▶ [AIM OF THE TASK]:
Each line of the data that includes the string "matplotlib" is to be copied out.

Code that draws figures
----------

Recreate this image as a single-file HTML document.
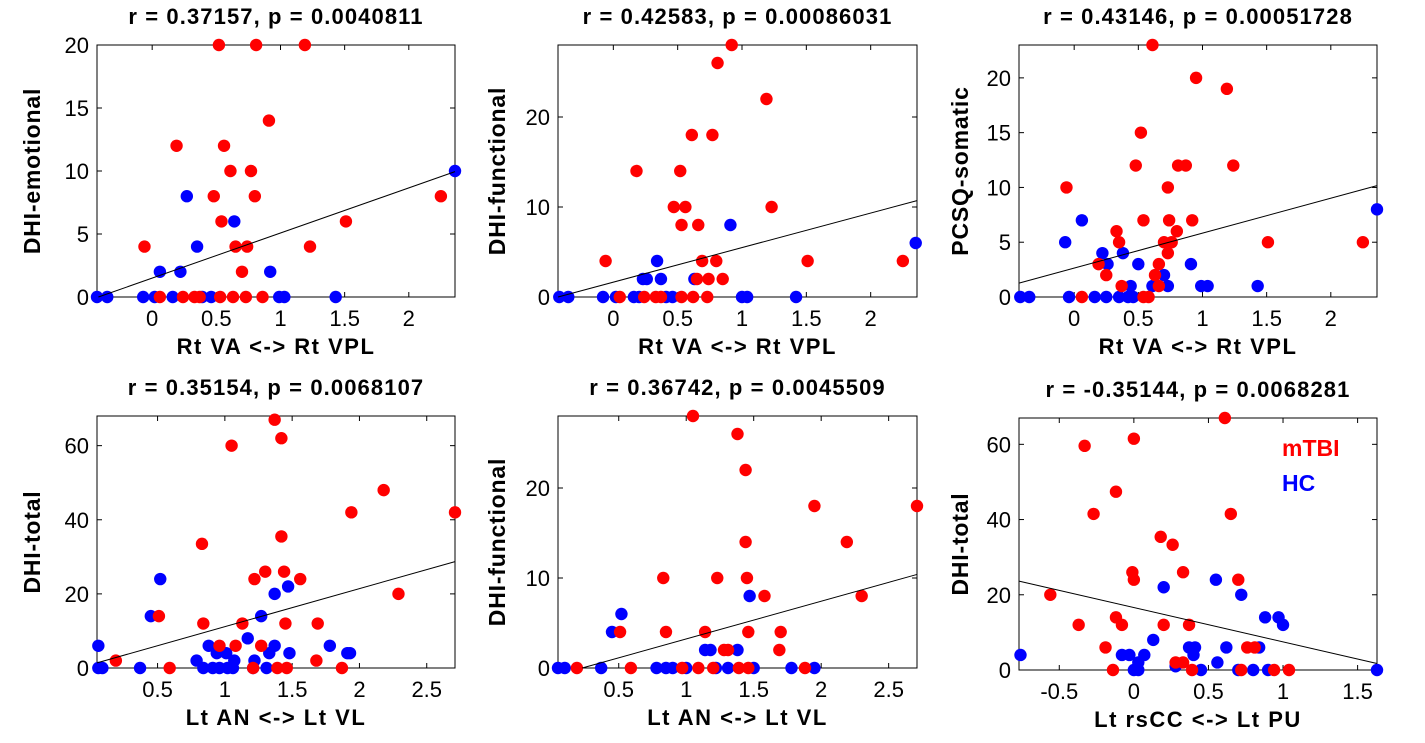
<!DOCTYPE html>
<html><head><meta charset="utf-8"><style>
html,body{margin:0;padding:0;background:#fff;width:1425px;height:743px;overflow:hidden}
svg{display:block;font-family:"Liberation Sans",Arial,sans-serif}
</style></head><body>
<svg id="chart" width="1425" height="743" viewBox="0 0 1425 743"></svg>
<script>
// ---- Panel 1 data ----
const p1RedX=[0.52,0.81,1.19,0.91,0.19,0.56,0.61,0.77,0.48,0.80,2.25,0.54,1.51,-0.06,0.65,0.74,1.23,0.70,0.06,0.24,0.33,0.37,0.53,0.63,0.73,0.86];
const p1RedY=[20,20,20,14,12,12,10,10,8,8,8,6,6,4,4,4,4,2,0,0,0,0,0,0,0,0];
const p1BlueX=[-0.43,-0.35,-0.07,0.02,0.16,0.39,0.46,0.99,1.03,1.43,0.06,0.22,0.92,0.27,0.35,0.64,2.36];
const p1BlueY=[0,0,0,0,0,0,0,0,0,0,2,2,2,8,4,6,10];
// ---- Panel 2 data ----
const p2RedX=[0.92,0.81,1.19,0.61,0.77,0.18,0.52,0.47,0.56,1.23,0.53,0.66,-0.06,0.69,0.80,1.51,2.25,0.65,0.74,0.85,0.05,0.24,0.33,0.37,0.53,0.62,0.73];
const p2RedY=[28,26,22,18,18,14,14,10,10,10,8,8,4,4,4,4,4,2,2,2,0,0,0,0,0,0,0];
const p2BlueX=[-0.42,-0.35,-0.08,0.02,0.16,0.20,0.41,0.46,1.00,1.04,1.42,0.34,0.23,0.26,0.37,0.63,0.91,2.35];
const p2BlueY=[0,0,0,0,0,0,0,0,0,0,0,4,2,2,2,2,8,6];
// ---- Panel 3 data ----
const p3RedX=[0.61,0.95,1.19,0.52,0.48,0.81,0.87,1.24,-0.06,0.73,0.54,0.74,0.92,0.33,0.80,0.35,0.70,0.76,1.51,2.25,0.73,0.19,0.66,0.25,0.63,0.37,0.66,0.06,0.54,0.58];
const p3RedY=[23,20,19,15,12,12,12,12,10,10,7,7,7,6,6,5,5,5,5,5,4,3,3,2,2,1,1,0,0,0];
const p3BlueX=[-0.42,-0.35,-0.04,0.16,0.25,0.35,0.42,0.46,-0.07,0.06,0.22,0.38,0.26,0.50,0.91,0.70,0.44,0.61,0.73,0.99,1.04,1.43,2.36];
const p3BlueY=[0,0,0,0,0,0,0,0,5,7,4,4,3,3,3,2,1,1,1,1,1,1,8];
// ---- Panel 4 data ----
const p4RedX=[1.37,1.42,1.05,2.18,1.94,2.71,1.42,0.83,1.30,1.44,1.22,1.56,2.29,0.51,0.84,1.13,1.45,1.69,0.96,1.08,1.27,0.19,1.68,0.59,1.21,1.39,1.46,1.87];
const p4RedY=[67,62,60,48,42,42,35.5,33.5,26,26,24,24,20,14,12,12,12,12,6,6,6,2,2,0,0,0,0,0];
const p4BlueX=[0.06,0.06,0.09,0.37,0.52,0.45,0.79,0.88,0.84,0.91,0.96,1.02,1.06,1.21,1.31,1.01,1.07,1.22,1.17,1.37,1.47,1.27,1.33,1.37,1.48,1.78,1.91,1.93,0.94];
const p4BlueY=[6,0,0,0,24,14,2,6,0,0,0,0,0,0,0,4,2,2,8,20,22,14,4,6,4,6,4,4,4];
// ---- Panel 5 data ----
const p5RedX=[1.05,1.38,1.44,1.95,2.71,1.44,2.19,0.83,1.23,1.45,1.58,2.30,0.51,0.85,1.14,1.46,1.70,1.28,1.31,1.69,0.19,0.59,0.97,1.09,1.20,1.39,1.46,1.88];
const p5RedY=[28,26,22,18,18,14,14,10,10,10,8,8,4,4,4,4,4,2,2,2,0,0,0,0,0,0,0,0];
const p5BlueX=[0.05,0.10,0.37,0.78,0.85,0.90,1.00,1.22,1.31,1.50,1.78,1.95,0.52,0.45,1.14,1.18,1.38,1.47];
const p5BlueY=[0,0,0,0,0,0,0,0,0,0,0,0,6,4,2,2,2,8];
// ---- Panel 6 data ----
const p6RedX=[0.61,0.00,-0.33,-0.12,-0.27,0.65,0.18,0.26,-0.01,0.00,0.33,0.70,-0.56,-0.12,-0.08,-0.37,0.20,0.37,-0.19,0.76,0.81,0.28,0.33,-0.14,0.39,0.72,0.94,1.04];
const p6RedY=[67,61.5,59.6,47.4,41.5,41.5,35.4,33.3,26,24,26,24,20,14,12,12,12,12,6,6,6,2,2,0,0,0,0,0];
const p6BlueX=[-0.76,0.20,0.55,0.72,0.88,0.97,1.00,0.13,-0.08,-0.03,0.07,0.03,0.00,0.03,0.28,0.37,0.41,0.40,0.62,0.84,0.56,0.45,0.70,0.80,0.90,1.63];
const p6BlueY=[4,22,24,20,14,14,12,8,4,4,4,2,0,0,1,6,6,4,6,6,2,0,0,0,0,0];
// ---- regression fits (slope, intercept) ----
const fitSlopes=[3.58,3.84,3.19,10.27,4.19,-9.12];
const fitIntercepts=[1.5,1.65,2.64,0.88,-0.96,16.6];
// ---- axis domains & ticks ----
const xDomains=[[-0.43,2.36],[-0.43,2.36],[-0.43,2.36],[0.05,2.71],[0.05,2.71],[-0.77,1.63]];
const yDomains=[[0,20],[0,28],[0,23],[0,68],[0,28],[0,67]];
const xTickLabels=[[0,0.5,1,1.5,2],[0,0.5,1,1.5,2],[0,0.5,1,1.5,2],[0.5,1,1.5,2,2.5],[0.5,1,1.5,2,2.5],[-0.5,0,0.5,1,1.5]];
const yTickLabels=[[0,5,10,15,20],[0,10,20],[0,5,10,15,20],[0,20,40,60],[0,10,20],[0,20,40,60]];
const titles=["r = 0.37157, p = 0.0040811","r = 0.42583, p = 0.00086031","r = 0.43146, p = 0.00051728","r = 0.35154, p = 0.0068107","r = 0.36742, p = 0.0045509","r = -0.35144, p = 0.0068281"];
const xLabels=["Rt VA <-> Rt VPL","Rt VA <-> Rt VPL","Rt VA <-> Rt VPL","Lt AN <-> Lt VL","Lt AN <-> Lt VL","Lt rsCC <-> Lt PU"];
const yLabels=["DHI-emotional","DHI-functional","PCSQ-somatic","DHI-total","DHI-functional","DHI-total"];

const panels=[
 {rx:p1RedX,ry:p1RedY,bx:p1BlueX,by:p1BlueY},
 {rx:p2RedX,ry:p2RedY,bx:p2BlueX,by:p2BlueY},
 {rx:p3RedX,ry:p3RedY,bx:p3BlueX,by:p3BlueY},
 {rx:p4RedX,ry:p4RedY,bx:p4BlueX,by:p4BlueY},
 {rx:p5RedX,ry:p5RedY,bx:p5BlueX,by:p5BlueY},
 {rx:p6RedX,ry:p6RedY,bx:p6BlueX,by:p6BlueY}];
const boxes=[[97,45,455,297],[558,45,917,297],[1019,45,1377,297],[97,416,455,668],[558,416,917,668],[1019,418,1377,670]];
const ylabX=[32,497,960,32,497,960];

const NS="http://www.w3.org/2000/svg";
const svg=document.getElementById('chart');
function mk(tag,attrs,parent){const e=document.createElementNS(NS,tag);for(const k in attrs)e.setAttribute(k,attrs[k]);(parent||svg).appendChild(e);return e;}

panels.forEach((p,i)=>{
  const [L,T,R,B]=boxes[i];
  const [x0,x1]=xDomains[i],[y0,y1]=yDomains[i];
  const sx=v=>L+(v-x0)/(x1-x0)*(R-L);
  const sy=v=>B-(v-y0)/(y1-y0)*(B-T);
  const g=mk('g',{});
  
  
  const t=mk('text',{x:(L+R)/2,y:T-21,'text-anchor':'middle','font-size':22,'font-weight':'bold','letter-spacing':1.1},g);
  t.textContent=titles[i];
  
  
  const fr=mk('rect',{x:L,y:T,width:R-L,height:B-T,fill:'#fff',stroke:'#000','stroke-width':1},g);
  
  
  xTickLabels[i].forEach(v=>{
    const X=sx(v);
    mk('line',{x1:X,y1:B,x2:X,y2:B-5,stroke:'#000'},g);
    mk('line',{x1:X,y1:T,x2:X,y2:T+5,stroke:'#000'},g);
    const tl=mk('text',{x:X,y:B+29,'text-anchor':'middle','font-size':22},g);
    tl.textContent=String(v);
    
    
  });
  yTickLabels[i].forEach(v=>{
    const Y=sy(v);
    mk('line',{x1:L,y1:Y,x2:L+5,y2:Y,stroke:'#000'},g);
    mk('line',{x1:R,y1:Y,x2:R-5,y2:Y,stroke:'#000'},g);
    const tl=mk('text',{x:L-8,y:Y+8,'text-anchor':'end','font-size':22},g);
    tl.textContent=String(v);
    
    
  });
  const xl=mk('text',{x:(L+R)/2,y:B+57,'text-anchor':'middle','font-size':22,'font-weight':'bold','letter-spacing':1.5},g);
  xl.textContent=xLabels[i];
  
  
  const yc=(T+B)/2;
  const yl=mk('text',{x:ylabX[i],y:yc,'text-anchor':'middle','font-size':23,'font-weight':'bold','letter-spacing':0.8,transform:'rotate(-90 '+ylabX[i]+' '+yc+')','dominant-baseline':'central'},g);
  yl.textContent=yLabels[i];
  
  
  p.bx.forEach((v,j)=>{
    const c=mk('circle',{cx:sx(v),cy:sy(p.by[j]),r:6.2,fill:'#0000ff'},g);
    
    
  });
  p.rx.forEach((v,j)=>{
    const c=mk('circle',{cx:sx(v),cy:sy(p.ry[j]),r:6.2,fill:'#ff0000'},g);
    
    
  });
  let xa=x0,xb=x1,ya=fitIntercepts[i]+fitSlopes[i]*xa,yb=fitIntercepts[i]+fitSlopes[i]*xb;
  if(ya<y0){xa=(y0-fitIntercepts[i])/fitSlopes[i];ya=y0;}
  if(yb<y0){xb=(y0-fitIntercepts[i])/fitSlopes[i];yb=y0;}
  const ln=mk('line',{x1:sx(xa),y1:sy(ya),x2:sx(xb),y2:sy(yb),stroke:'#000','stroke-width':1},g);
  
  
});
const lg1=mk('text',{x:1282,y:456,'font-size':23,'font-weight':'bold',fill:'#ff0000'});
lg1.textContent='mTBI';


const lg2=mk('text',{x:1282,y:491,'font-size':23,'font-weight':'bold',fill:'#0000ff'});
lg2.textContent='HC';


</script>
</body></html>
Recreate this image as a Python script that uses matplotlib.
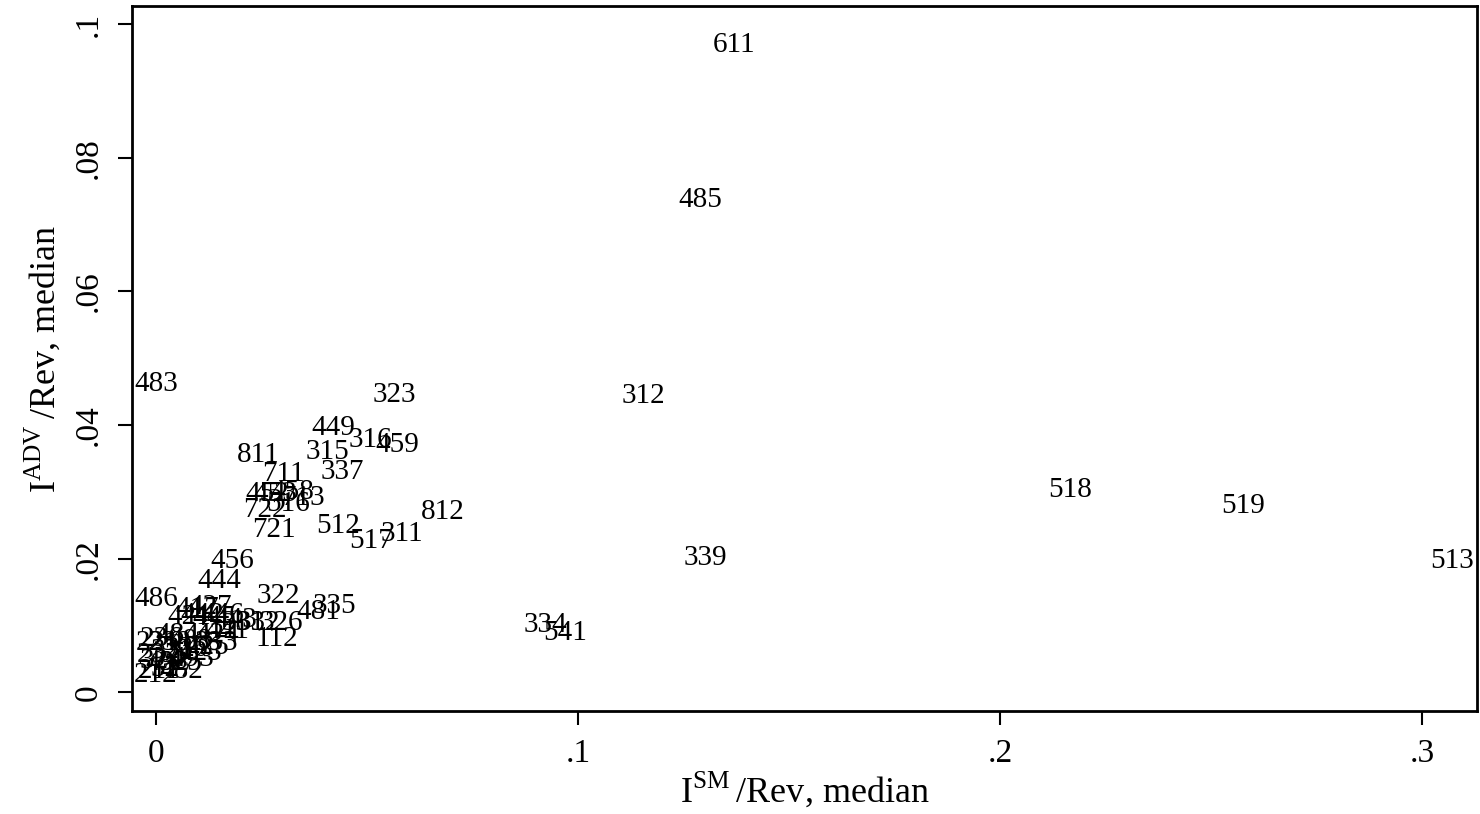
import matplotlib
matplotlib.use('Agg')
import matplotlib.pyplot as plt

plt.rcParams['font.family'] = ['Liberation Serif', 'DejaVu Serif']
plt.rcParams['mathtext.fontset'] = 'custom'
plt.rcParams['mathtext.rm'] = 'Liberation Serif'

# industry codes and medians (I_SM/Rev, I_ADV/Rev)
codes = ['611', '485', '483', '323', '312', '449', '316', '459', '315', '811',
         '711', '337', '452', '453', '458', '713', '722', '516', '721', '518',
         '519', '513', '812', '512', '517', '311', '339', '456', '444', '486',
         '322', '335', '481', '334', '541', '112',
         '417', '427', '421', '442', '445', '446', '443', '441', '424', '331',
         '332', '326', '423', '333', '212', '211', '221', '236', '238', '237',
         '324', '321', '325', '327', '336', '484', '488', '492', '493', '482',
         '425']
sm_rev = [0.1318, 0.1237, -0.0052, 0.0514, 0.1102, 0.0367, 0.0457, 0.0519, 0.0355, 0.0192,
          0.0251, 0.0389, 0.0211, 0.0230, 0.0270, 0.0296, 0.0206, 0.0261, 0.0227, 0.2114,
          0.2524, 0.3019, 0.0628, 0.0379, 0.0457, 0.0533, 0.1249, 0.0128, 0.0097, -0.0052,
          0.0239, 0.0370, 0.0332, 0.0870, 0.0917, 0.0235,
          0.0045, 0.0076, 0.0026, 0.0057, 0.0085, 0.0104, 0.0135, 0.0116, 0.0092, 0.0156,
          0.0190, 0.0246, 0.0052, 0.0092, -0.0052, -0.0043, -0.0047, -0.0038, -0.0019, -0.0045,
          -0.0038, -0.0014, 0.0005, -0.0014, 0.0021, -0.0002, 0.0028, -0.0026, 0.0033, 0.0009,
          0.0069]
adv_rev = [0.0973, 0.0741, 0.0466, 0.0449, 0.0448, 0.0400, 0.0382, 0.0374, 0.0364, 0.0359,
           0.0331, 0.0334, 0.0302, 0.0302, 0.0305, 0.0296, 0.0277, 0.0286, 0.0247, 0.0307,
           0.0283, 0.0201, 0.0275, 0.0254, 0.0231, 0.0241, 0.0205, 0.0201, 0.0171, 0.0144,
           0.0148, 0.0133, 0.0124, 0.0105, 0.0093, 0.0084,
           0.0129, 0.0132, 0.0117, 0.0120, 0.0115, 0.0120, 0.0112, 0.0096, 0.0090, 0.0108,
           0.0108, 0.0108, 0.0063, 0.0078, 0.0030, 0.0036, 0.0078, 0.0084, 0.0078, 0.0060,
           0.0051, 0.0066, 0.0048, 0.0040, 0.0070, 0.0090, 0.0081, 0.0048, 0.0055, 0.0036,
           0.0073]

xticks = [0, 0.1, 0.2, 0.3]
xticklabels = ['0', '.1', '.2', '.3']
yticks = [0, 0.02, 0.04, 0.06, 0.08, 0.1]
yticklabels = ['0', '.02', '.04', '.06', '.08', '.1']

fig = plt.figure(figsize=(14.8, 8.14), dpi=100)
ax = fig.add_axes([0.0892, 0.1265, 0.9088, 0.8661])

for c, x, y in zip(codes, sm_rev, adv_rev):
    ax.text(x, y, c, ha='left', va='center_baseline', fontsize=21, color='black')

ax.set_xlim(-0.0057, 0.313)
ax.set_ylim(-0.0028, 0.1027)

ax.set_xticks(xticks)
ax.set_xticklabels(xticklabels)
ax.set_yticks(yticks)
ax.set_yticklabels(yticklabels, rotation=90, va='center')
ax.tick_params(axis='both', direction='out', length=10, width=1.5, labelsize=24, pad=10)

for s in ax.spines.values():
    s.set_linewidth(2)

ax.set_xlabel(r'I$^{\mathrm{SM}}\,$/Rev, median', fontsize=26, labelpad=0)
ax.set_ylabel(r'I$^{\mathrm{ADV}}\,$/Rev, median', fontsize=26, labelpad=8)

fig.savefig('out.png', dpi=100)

----------

▶ [EXPECTED ANSWER]:
Recreate this image as a Python script that uses matplotlib.
import matplotlib
matplotlib.use('Agg')
import matplotlib.pyplot as plt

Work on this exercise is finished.